One reply was about a group of teenagers who approached an "animal rights information table." In conversation, they declared that they did not eat other animals, although none were vegan, nor even vegetarians. It transpired that they all had fully bought into the cultural invisibilisation of "food animals."
They said that "animals" were "things like cats and dogs." Although they described these other animals as "things," they nevertheless saw them as "proper animals," they said. Farmed animals, on the other hand, were not "proper" and, therefore, should not be counted as "proper animals." They were merely dismissed as, "things that taste good."
In exactly the same month in 1999, journalist Julie Burchill wrote about being "mad about animals." However, she wanted to clarify what she meant - that is, "when I say 'animals,' I don't mean the poor brutes bred for food and I don't mean wild animals you see on TV... No, what I mean, of course, is pets - dogs and cats, but cats in particular."
Therefore, even as she provided some clarification, she knows that - really deep down - "of course" - her readers knew all along that she was making this category difference.
What this means is that we grow up being taught about these category games and we begin to understand that our attitudes to other animals are closely linked to the function that we make them play in society or in "the wild." This functionalist orientation dictates our view of other animals in terms of what use we put them to - and what moral and/or financial value we assign to them.

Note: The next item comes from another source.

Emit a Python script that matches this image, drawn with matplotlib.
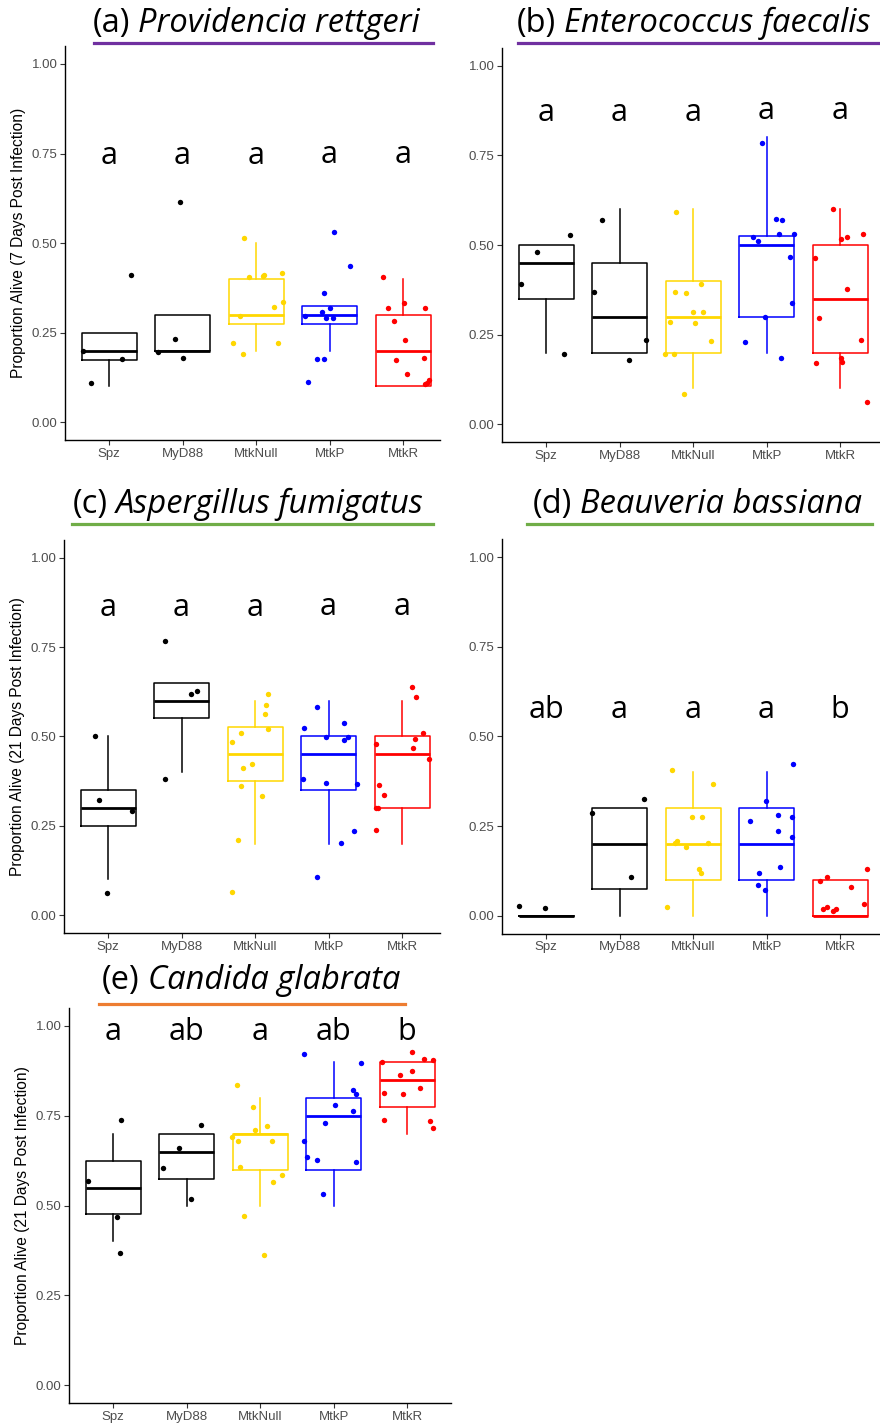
import matplotlib
matplotlib.use('Agg')
import matplotlib.pyplot as plt
from matplotlib.lines import Line2D

W, H = 880, 1424
DPI = 100

GROUPS = ['Spz', 'MyD88', 'MtkNull', 'MtkP', 'MtkR']
GROUP_COLORS = ['#000000', '#000000', '#FFD700', '#0000FF', '#FF0000']
YTICKS = [0.00, 0.25, 0.50, 0.75, 1.00]
YTICK_LABELS = ['0.00', '0.25', '0.50', '0.75', '1.00']

# ---------------- Panel (a) Providencia rettgeri ----------------
A_WHISLO = [0.10, 0.20, 0.20, 0.20, 0.10]
A_Q1 = [0.175, 0.20, 0.275, 0.275, 0.10]
A_MED = [0.20, 0.20, 0.30, 0.30, 0.20]
A_Q3 = [0.25, 0.30, 0.40, 0.325, 0.30]
A_WHISHI = [0.25, 0.30, 0.50, 0.325, 0.40]
A_DX = [[-0.36, -0.24, 0.18, 0.30],
        [-0.33, -0.11, 0.01, -0.04],
        [-0.16, -0.10, 0.10, 0.11, 0.35, 0.36, 0.25, -0.22, -0.31, 0.30, -0.18],
        [0.06, 0.28, -0.07, -0.34, -0.10, 0.01, -0.05, 0.04, -0.17, -0.07, -0.30],
        [-0.27, -0.20, 0.01, 0.30, -0.13, 0.02, -0.09, 0.29, 0.05, 0.33, 0.35, 0.30]]
A_Y = [[0.199, 0.109, 0.176, 0.412],
       [0.195, 0.233, 0.179, 0.614],
       [0.514, 0.406, 0.408, 0.410, 0.416, 0.336, 0.323, 0.297, 0.220, 0.220, 0.191],
       [0.532, 0.437, 0.361, 0.296, 0.307, 0.320, 0.292, 0.291, 0.177, 0.177, 0.112],
       [0.406, 0.319, 0.332, 0.319, 0.283, 0.231, 0.173, 0.179, 0.136, 0.109, 0.118, 0.107]]
A_LETTERS = ['a', 'a', 'a', 'a', 'a']
A_LETTER_Y = [0.721, 0.721, 0.721, 0.725, 0.725]

# ---------------- Panel (b) Enterococcus faecalis ----------------
B_WHISLO = [0.20, 0.20, 0.10, 0.20, 0.10]
B_Q1 = [0.35, 0.20, 0.20, 0.30, 0.20]
B_MED = [0.45, 0.30, 0.30, 0.50, 0.35]
B_Q3 = [0.50, 0.45, 0.40, 0.525, 0.50]
B_WHISHI = [0.50, 0.60, 0.60, 0.80, 0.60]
B_DX = [[-0.34, -0.13, 0.33, 0.24],
        [-0.24, -0.35, 0.36, 0.13],
        [-0.23, 0.11, -0.24, -0.09, 0.00, 0.13, -0.31, 0.02, 0.24, -0.38, -0.26, -0.12],
        [-0.06, 0.13, 0.21, -0.19, -0.12, 0.17, 0.37, 0.32, 0.34, -0.02, -0.30, 0.19],
        [-0.09, 0.01, 0.10, 0.31, -0.34, 0.10, -0.29, 0.28, -0.33, 0.01, 0.03, 0.37]]
B_Y = [[0.392, 0.481, 0.528, 0.197],
       [0.570, 0.368, 0.235, 0.180],
       [0.593, 0.391, 0.369, 0.366, 0.313, 0.313, 0.285, 0.283, 0.233, 0.197, 0.196, 0.084],
       [0.784, 0.572, 0.570, 0.522, 0.510, 0.530, 0.530, 0.466, 0.339, 0.300, 0.229, 0.184],
       [0.601, 0.516, 0.521, 0.530, 0.464, 0.378, 0.296, 0.235, 0.171, 0.185, 0.174, 0.061]]
B_LETTERS = ['a', 'a', 'a', 'a', 'a']
B_LETTER_Y = [0.846, 0.846, 0.846, 0.850, 0.850]

# ---------------- Panel (c) Aspergillus fumigatus ----------------
C_WHISLO = [0.10, 0.40, 0.20, 0.20, 0.20]
C_Q1 = [0.25, 0.55, 0.375, 0.35, 0.30]
C_MED = [0.30, 0.60, 0.45, 0.45, 0.45]
C_Q3 = [0.35, 0.65, 0.525, 0.50, 0.50]
C_WHISHI = [0.50, 0.65, 0.60, 0.60, 0.60]
C_DX = [[-0.18, -0.13, 0.32, -0.02],
        [-0.22, 0.13, 0.21, -0.22],
        [0.18, 0.15, 0.14, 0.18, -0.19, -0.31, -0.04, -0.16, -0.19, 0.10, -0.23, -0.31],
        [-0.16, -0.34, 0.21, -0.04, 0.27, 0.21, -0.35, -0.04, 0.39, 0.34, 0.17, -0.16],
        [0.14, 0.19, 0.29, 0.17, 0.15, 0.36, -0.36, -0.31, -0.25, -0.36, -0.33, -0.36]]
C_Y = [[0.501, 0.321, 0.291, 0.062],
       [0.767, 0.618, 0.626, 0.382],
       [0.618, 0.588, 0.563, 0.521, 0.508, 0.484, 0.424, 0.412, 0.362, 0.334, 0.211, 0.063],
       [0.583, 0.522, 0.536, 0.499, 0.497, 0.490, 0.382, 0.369, 0.368, 0.235, 0.202, 0.106],
       [0.639, 0.611, 0.510, 0.493, 0.468, 0.438, 0.479, 0.364, 0.336, 0.299, 0.299, 0.238]]
C_LETTERS = ['a', 'a', 'a', 'a', 'a']
C_LETTER_Y = [0.837, 0.837, 0.837, 0.841, 0.841]

# ---------------- Panel (d) Beauveria bassiana ----------------
D_WHISLO = [0.0, 0.0, 0.0, 0.0, 0.0]
D_Q1 = [0.0, 0.075, 0.10, 0.10, 0.0]
D_MED = [0.0, 0.20, 0.20, 0.20, 0.0]
D_Q3 = [0.0, 0.30, 0.30, 0.30, 0.10]
D_WHISHI = [0.0, 0.30, 0.40, 0.40, 0.10]
D_DX = [[-0.37, -0.02],
        [0.33, -0.37, 0.15],
        [-0.29, 0.27, -0.01, 0.12, -0.22, -0.25, -0.10, 0.20, 0.08, 0.11, -0.36],
        [0.36, -0.01, -0.23, 0.15, 0.35, 0.16, 0.34, 0.18, -0.11, -0.12, -0.02],
        [0.37, -0.18, -0.27, 0.15, 0.32, -0.23, -0.18, -0.10, -0.05]]
D_Y = [[0.026, 0.021],
       [0.326, 0.287, 0.109],
       [0.407, 0.367, 0.274, 0.276, 0.209, 0.204, 0.191, 0.202, 0.130, 0.118, 0.023],
       [0.423, 0.321, 0.264, 0.280, 0.274, 0.237, 0.220, 0.136, 0.119, 0.086, 0.073],
       [0.131, 0.109, 0.097, 0.079, 0.032, 0.020, 0.025, 0.014, 0.020]]
D_LETTERS = ['ab', 'a', 'a', 'a', 'b']
D_LETTER_Y = [0.551, 0.551, 0.551, 0.551, 0.551]

# ---------------- Panel (e) Candida glabrata ----------------
E_WHISLO = [0.40, 0.50, 0.50, 0.50, 0.70]
E_Q1 = [0.475, 0.575, 0.60, 0.60, 0.775]
E_MED = [0.55, 0.65, 0.70, 0.75, 0.85]
E_Q3 = [0.625, 0.70, 0.70, 0.80, 0.90]
E_WHISHI = [0.70, 0.70, 0.80, 0.90, 0.90]
E_DX = [[0.11, -0.34, 0.05, 0.09],
        [0.20, -0.10, -0.32, 0.06],
        [-0.31, -0.10, -0.07, 0.10, -0.38, -0.30, 0.16, -0.27, 0.30, 0.17, -0.22, 0.05],
        [-0.40, 0.37, 0.26, 0.30, 0.02, 0.26, -0.12, -0.40, -0.36, -0.23, 0.31, -0.15],
        [0.07, 0.23, 0.35, -0.34, 0.07, -0.10, 0.18, -0.31, -0.06, -0.32, 0.31, 0.35]]
E_Y = [[0.739, 0.569, 0.469, 0.368],
       [0.724, 0.660, 0.605, 0.518],
       [0.837, 0.774, 0.711, 0.721, 0.690, 0.679, 0.681, 0.606, 0.586, 0.565, 0.471, 0.362],
       [0.922, 0.898, 0.822, 0.811, 0.780, 0.762, 0.730, 0.679, 0.636, 0.626, 0.620, 0.532],
       [0.928, 0.907, 0.905, 0.900, 0.876, 0.863, 0.827, 0.812, 0.811, 0.738, 0.736, 0.715]]
E_LETTERS = ['a', 'ab', 'a', 'ab', 'b']
E_LETTER_Y = [0.961, 0.961, 0.961, 0.961, 0.961]

TITLE_TAGS = ['(a)', '(b)', '(c)', '(d)', '(e)']
SPECIES = ['Providencia rettgeri', 'Enterococcus faecalis', 'Aspergillus fumigatus',
           'Beauveria bassiana', 'Candida glabrata']
YLABELS = ['Proportion Alive (7 Days Post Infection)', None,
           'Proportion Alive (21 Days Post Infection)', None,
           'Proportion Alive (21 Days Post Infection)']
UNDERLINE_COLORS = ['#7030A0', '#7030A0', '#70AD47', '#70AD47', '#ED7D31']

# ---------------- layout (pixels) ----------------
# (left, right, y_at_0, y_at_1)
AX_BOX = [(65, 440, 422.3, 64.0),
          (502, 880, 424.3, 65.7),
          (64, 440, 915.0, 557.7),
          (502, 880, 915.7, 557.0),
          (69, 451, 1385.0, 1026.0)]
CAT_PX = 73.5
TITLE_POS = [(93, 32), (517, 32), (73, 513), (533, 513), (102, 989)]
UNDERLINE = [(94, 433, 43), (518, 880, 43), (72, 433, 524), (527, 872, 524), (99, 405, 1004)]

TITLE_FONT = 'Open Sans'
TICK_FONT = 'Liberation Sans'
LET_SIZE = 22
TITLE_SIZE = 23.5

panels = [
    (A_WHISLO, A_Q1, A_MED, A_Q3, A_WHISHI, A_DX, A_Y, A_LETTERS, A_LETTER_Y),
    (B_WHISLO, B_Q1, B_MED, B_Q3, B_WHISHI, B_DX, B_Y, B_LETTERS, B_LETTER_Y),
    (C_WHISLO, C_Q1, C_MED, C_Q3, C_WHISHI, C_DX, C_Y, C_LETTERS, C_LETTER_Y),
    (D_WHISLO, D_Q1, D_MED, D_Q3, D_WHISHI, D_DX, D_Y, D_LETTERS, D_LETTER_Y),
    (E_WHISLO, E_Q1, E_MED, E_Q3, E_WHISHI, E_DX, E_Y, E_LETTERS, E_LETTER_Y),
]

fig = plt.figure(figsize=(W / DPI, H / DPI), dpi=DPI)
fig.patch.set_facecolor('white')

for i, (wlo, q1, med, q3, whi, dxs, ys, letters, lety) in enumerate(panels):
    left, right, y0, y1 = AX_BOX[i]
    unit = y0 - y1
    top = y1 - 0.05 * unit
    bottom = y0 + 0.05 * unit
    ax = fig.add_axes([left / W, 1 - bottom / H, (right - left) / W, (bottom - top) / H])
    ax.set_ylim(-0.05, 1.05)
    ax.set_xlim(0.4, 0.4 + (right - left) / CAT_PX)
    pos = list(range(1, len(GROUPS) + 1))

    for j in range(len(GROUPS)):
        col = GROUP_COLORS[j]
        st = [dict(whislo=wlo[j], q1=q1[j], med=med[j], q3=q3[j], whishi=whi[j])]
        ax.bxp(st, positions=[pos[j]], widths=0.75, showfliers=False, showcaps=False,
               boxprops=dict(color=col, linewidth=1.1),
               whiskerprops=dict(color=col, linewidth=1.1),
               medianprops=dict(color=col, linewidth=2.0, solid_capstyle='butt'),
               manage_ticks=False, zorder=2)
    for j in range(len(GROUPS)):
        xs = [pos[j] + d for d in dxs[j]]
        ax.scatter(xs, ys[j], s=15, color=GROUP_COLORS[j], linewidths=0, zorder=3, clip_on=False)
    for j in range(len(GROUPS)):
        ax.text(pos[j], lety[j], letters[j], ha='center', va='baseline',
                fontsize=LET_SIZE, family=TITLE_FONT, color='black', zorder=4)

    ax.set_xticks(pos)
    ax.set_xticklabels(GROUPS, family=TICK_FONT)
    ax.set_yticks(YTICKS)
    ax.set_yticklabels(YTICK_LABELS, family=TICK_FONT)
    ax.tick_params(axis='both', length=3.5, width=0.8, color='#333333',
                   labelcolor='#4D4D4D', labelsize=9.5, pad=2)
    for s in ['top', 'right']:
        ax.spines[s].set_visible(False)
    for s in ['left', 'bottom']:
        ax.spines[s].set_color('black')
        ax.spines[s].set_linewidth(1.0)
    if YLABELS[i]:
        ax.set_ylabel(YLABELS[i], family=TICK_FONT, fontsize=11.2, color='black', labelpad=4)

    # title: regular tag + italic species name
    tx, ty = TITLE_POS[i]
    t1 = fig.text(tx / W, 1 - ty / H, TITLE_TAGS[i], family=TITLE_FONT, fontsize=TITLE_SIZE,
                  ha='left', va='baseline')
    fig.add_artist(matplotlib.text.Annotation(SPECIES[i], xy=(1, 0), xycoords=t1,
                                              xytext=(8, 0), textcoords='offset pixels',
                                              family=TITLE_FONT, style='italic',
                                              fontsize=TITLE_SIZE, ha='left', va='bottom'))
    ux0, ux1, uy = UNDERLINE[i]
    fig.add_artist(Line2D([ux0 / W, ux1 / W], [1 - uy / H, 1 - uy / H],
                          transform=fig.transFigure, color=UNDERLINE_COLORS[i], linewidth=2.3))

fig.savefig('out.png', dpi=DPI, facecolor='white')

As we have seen, some we use as pets - some we use as food. These are simply the functional differences we impose on them, along with the "use variations" discussed above.
And this, dear vegan activists, is why the idea of challenging speciesists on their animal use in terms of "loving one and eating another" doesn't always seem to turn out to be as a useful as we assumed it would - and should.
For example, when I see vegan activists doing street interviews about attitudes to "animal abuse," they often become unstuck when they switch the animal species being talked about. They may start by asking the public if they oppose "animal abuse" and, of course, everyone says that they do. We get the first evidence of the strength of cultural conditioning once the activist asks for examples of "animal abuse." Kicking dogs and cats, and beating horses may be the most common answers.
The activists and the public are reading from the same cultural hymn sheet at this early stage. Then activists try the "species switch" and suddenly everything changes, and not for the better. People are confused and, as often as not, immediately defensive. Sometimes offended; sometimes angered and hurt. What began as a discussion with a high level of agreement quickly transforms into a confrontation based on taught cultural understandings.
Often, just as with the teenagers above, people get tripped up by the categories games that they know so well. They know full well what "animals" are - dogs and cats, and those few others whom a historian has called "privileged species." They also know full well that they firmly oppose the abuse if not the use of animals. They might says, "I though you were asking about animal abuse?" When activists reply that they are talking about "all animals," the public are confused afresh because they also think that they are talking about all other animals.
If the activist tries to clarify the situation by talking about the other animals who are routinely taken to slaughterhouses and killed, the confusion persists and often, at this point, the conversation is over. Members of the public may think that they have been duped or tricked in some way - and no vegan education is possible from this time onwards.
While a vegan audience watching online may appreciate these "educational" encounters, I'm not at all sure that these "gotchas" operate as a successful means of getting people to think about the philosophy of veganism.